Consular operations can be impacted if there are insufficient fees to support operations at a particular post. In such a case, posts will generally only handle diplomatic visas and “life or death” emergencies. While visa issuance and passport operations are fee-funded and therefore should not normally be impacted by a lapse in appropriations, slowdowns can be expected if support staff are not working.

U.S. Customs And Border Protection

Inspection and law enforcement personnel are considered “essential.” Ports of entry will be open, and the processing of passengers will continue. However, the processing of applications filed at the border, such as L-1, TN, or eSafe waiver applications probably will be impacted. Delays can be expected.

Immigration And Customs Enforcement

ICE enforcement and removal operations will continue, and ICE attorneys will typically focus on the detained docket during a shutdown. The ICE Student and Exchange Visitor Program (SEVP) offices are unaffected since SEVP is funded by fees.

Executive Office For Immigration Review (EOIR)

Immigration court cases on the detained docket will proceed during a lapse in congressional appropriations while non-detained docket cases will be reset for a later date when funding resumes. Courts with only non-detained dockets will not be open and will not accept filings. Courts should issue an updated notice of hearing to respondents or representatives of record for reset hearings.

Department Of Labor

The American Immigration Lawyer’s Association recently reached out to the DOL’s Office of Foreign Labor Certification (OFLC) to see what would happen to OFLC’s operations should the federal government shut down on Sunday, October 1, at midnight (ET) due to budget issues. OFLC confirmed to them that if the federal government shuts down, OFLC will have to disable the FLAG system and will not be able to accept any applications during this period. Additionally, the Committee notes that users will not be able to access the FLAG system to print out any previously approved applications. Delays with H1-B visa applications and employment green card processing can therefore be expected.

U.S. Citizenship And Immigration Services Ombudsman

The Department of Homeland Security Office of the USCIS Ombudsman will close and will not accept any inquiries through its online case intake system. This will shut down reviews of problem cases not processing as normally as they should and will result in slower work in the Department.

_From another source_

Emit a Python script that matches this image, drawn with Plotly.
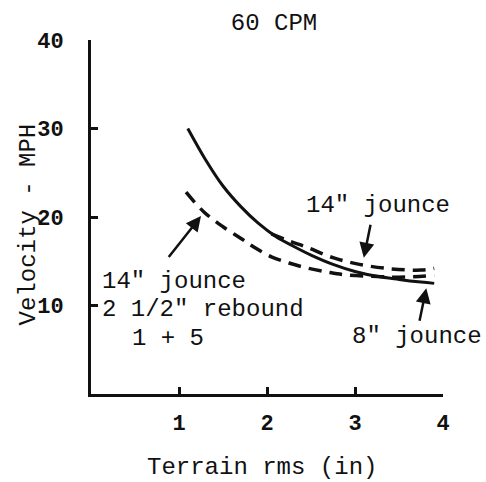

Congressional Constituent Services

Some congressional offices have indicated they may be closed during the government shutdown.


Generally speaking, past experience suggests a slowdown in the processing of cases can be expected as federal employees still working adjust to the lack of support normally given to them because of furloughs of non-essential federal employees. A good analogy might be to think of how any office works during holiday periods as employees cover for those taking vacations. Try as they might, things do not return to normal until the holiday periods end. An experience of a similar nature is likely to take place, but possibly for an extended period of time.

Many observers note that this kind of “governing by crisis,” as President Barack Obama once put it, is terribly damaging. This current possible shutdown has the potential to be particularly problematic because there is no obvious solution. After all, it’s hardly a surprise that this budget deadline was coming up and that the Freedom Caucus was angry over the deal McCarthy cut with Biden back in May. Yet McCarthy has been unable in all those months to bring his party to an agreement. Meanwhile, in the case of immigration, an extended delay in federal funding will likely impact the lives of thousands of families awaiting the conclusion of the processing of their immigrant cases.